Published on 23 Nov 2012

No Cyprus bailout yet. Enter the ‘Dvoika’

A funny thing is happening in the Mediterranean. Cyprus has been poised to become the fourth Eurozone sovereign to agree a bailout, the fifth if you include Spain’s banking bailout.

The European Commission-European Central Bank-International Monetary Fund “troika” mission have been on the island talking numbers. Indeed, today the Cypriot government announced and briefed that the deed was done, as did some Cypriot politicians on national television.

But then this afternoon, a warm but inconclusive Troika statement that said the talks were “productive” that  progress had been made, but “further discussions” around the funding needs of Cypriot banks were required before a final numbers were reached. That might mean a deal after a due diligence exercise for Cyprus’s banks, expected “in the next few weeks”.

What’s going on? Cyprus has been previously granted generous loans by Russia, a move which reflected the large scale Russian investments on the island.

Another explanation may be that the Troika is no longer singing in harmony. Since the US election, the IMF faces a choice as to exactly what approach it wants to push in the Eurozone. The IMF is devoting huge resources and institutional capacity to the wealthy Old Continent.
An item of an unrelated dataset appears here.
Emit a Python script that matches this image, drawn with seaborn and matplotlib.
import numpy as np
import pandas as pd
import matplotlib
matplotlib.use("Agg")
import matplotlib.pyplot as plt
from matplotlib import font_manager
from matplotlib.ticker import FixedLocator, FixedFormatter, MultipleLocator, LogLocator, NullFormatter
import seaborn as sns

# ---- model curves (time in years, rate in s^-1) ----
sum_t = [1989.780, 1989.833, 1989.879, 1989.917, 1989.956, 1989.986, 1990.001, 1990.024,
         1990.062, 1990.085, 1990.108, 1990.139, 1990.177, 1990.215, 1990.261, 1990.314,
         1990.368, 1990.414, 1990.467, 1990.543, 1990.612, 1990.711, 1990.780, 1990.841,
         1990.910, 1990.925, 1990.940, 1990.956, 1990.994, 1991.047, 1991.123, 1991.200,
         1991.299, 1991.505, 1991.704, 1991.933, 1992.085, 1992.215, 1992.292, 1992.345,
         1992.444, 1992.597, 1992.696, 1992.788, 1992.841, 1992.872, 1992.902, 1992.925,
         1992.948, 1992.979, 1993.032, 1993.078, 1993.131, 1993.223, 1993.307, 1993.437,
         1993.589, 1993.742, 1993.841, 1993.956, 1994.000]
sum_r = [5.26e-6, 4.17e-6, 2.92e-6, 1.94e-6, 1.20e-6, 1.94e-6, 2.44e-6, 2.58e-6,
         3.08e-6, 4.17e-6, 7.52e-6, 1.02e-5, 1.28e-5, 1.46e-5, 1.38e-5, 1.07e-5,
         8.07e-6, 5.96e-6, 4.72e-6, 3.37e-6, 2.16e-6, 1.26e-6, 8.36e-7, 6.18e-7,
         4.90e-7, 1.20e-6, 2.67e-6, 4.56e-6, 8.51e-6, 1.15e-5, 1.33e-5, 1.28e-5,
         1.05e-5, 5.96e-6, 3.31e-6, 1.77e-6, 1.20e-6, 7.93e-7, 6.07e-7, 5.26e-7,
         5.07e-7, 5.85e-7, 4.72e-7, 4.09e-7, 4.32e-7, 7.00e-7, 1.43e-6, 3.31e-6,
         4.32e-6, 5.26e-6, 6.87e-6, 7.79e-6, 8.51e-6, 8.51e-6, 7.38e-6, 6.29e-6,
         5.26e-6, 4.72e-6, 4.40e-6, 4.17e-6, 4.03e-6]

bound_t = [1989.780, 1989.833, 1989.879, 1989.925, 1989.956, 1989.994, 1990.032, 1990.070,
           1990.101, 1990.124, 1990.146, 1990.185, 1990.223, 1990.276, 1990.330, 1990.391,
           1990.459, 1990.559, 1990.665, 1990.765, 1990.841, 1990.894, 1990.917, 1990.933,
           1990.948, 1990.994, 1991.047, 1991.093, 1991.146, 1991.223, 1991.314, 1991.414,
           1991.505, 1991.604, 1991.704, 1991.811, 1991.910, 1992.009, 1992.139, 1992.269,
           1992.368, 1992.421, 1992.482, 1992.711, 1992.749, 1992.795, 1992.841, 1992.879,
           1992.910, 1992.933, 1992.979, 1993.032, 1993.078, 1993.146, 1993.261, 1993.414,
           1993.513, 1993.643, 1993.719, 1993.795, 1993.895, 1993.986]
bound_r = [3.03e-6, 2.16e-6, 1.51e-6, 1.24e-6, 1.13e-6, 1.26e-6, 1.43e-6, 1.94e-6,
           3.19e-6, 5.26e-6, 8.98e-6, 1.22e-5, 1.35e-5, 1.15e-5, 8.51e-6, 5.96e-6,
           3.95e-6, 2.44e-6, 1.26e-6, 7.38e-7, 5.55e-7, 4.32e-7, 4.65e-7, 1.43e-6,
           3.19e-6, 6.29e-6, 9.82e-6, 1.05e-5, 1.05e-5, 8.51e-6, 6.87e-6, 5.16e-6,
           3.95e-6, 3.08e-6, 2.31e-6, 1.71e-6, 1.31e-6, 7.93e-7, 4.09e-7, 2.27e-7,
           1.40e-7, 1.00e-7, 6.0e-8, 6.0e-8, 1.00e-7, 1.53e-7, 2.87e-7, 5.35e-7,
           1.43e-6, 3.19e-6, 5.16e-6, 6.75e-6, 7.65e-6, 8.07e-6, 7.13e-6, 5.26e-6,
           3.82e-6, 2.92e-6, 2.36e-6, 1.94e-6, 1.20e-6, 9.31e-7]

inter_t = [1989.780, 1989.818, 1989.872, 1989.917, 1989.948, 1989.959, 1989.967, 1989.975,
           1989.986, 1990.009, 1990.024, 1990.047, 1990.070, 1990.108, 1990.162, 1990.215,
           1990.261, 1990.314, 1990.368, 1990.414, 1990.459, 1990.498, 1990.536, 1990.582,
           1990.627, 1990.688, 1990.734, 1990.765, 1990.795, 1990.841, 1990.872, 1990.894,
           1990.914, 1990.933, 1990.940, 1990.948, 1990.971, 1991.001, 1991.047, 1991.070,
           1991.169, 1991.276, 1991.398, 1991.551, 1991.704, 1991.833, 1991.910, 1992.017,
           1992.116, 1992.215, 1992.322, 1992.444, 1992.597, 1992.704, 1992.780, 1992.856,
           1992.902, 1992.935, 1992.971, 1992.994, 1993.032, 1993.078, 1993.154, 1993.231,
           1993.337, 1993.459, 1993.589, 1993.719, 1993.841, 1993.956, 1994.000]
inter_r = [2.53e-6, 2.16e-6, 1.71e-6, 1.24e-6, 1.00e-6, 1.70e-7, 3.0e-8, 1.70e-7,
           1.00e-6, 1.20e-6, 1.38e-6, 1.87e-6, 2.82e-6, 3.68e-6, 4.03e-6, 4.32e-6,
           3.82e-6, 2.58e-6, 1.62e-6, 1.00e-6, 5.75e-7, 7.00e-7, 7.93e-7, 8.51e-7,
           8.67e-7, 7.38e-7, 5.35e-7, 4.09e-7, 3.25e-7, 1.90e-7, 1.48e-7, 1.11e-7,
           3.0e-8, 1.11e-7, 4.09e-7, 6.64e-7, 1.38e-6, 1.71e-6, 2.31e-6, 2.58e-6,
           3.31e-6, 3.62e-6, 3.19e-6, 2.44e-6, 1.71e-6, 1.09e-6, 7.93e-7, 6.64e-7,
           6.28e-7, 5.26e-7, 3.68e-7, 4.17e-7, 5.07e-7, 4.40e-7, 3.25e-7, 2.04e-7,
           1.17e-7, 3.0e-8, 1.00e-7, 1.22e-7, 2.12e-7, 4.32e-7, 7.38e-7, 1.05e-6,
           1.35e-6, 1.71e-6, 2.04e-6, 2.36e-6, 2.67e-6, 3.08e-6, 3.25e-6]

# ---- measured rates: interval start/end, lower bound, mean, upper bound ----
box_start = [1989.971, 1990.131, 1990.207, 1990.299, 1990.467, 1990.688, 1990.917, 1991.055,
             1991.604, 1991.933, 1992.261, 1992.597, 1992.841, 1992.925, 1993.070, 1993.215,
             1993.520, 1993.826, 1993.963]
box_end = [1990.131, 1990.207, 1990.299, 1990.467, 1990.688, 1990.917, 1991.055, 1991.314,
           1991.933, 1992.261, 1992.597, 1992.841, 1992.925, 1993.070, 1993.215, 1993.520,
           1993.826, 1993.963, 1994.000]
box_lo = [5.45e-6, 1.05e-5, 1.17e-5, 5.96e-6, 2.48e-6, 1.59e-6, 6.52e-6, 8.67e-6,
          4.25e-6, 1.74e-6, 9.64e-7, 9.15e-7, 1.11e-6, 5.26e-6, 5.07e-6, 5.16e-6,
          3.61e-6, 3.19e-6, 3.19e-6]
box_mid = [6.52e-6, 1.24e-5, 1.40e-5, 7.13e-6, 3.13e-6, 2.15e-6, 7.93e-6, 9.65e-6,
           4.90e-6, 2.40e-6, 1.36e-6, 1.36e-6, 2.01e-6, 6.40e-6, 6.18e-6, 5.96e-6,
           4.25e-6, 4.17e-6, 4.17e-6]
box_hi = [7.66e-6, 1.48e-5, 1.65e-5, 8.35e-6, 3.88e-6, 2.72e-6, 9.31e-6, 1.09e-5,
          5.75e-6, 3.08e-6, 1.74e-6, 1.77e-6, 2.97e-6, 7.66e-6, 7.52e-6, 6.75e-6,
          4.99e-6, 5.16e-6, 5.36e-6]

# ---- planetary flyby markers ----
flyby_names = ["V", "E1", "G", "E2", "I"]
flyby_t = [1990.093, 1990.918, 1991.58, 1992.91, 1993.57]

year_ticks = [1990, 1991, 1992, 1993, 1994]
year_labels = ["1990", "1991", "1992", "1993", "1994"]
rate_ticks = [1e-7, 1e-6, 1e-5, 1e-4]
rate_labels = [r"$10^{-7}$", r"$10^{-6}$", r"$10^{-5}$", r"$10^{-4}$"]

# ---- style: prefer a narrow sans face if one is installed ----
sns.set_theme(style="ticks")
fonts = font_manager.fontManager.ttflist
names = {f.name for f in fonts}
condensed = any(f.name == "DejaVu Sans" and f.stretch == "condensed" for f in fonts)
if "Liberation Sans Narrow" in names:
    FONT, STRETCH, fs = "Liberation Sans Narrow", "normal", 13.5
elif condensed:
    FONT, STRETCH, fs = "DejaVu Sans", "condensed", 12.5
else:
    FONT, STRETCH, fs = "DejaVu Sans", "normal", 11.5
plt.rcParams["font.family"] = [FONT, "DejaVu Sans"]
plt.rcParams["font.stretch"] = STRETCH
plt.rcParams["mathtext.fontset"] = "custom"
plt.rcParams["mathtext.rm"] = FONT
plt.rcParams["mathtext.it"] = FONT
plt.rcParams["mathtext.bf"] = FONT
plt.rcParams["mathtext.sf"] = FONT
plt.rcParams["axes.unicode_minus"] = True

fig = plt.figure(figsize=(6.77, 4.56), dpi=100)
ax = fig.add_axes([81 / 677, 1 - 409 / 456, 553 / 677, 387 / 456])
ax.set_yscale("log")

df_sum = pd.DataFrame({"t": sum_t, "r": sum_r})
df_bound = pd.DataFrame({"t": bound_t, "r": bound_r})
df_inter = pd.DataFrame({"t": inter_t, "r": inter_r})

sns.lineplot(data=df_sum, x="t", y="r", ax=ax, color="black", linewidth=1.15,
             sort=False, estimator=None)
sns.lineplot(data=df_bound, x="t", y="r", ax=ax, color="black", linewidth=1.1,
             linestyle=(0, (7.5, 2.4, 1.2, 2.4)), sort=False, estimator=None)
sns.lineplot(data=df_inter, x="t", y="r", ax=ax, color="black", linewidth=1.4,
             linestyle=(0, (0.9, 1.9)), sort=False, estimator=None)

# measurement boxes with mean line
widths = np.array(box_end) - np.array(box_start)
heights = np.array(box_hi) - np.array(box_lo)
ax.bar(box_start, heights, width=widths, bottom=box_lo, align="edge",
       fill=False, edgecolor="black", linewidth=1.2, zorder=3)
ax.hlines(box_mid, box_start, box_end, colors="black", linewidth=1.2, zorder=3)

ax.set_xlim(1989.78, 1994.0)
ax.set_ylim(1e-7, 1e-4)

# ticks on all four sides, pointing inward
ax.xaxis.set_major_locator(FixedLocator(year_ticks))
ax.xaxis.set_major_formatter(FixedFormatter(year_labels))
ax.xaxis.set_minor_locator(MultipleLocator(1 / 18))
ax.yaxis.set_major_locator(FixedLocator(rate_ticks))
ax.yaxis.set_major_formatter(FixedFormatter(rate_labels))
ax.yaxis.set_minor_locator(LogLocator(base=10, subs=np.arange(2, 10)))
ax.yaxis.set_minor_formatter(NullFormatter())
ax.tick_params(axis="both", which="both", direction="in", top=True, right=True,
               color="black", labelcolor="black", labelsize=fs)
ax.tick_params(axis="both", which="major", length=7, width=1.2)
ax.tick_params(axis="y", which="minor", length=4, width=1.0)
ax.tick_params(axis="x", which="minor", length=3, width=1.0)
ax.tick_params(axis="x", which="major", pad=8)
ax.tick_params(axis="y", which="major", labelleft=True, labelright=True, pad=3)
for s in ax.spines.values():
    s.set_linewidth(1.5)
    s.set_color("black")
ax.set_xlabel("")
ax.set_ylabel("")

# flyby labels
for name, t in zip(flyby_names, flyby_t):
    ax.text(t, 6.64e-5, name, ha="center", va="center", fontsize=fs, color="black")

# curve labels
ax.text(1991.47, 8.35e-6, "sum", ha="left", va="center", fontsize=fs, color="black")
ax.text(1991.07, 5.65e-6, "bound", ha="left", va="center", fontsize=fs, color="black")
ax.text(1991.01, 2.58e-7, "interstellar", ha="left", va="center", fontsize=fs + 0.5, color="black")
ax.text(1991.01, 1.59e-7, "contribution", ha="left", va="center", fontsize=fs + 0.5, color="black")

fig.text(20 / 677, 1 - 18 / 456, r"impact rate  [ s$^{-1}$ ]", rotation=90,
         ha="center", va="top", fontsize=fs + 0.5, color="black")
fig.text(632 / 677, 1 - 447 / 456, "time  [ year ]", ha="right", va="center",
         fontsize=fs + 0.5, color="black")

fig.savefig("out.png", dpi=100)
Voices in the BRIC nations and in Washington are beginning to be raised about the Brussels/ Frankfurt approach to this festering sore for the world economy. This was put on hold for the US election season (to prevent any Lehman style accident in the middle of the campaign), but now, soon, we’ll get to know what the IMF really thinks.

My suspicion is that a fundamental split with the Troika may be around the corner. (my pidgin Russian has come in handy in adapting the word Troika). The Dvoika continues to push harsh austerity and incremental guarantees of debt as the answer even as programme countries struggle to grow.

Mainstream IMF thinking (although that institution is a broad church) would have pushed debt forgiveness as a central ingredient of the Greek bailouts. All of this is being played out right now over Greece again.

If it is also partly behind some of the confusion in Cyprus, we may be in for another spike in this chronic crisis.

Follow Faisal Islam on Twitter: @FaisalIslam

2 reader comments

  1. Philip Edwards says:


    You know perfectly well what the IMF is doing in the Old Continent. So does anybody with a modicum of common sense.

    As for Cyprus, you could always ask Juan Foxley Rioesco, “IMF Consultant.” It’s the kind of dirty job he does with consumate ease.

  2. Chris_____ says:

    The root cause of this is Cypriot banks holding GGBs. The reason they held GGBs was because the EU pushed the line that all sovereigns are equal in the EU, all bonds could be used as tier1 capital and as collateral with the ECB.

    Most Cypriots feel an economic depression under the EU is better than leaving the EU and getting militarily invaded by Turkey again for its oil and gas reserves.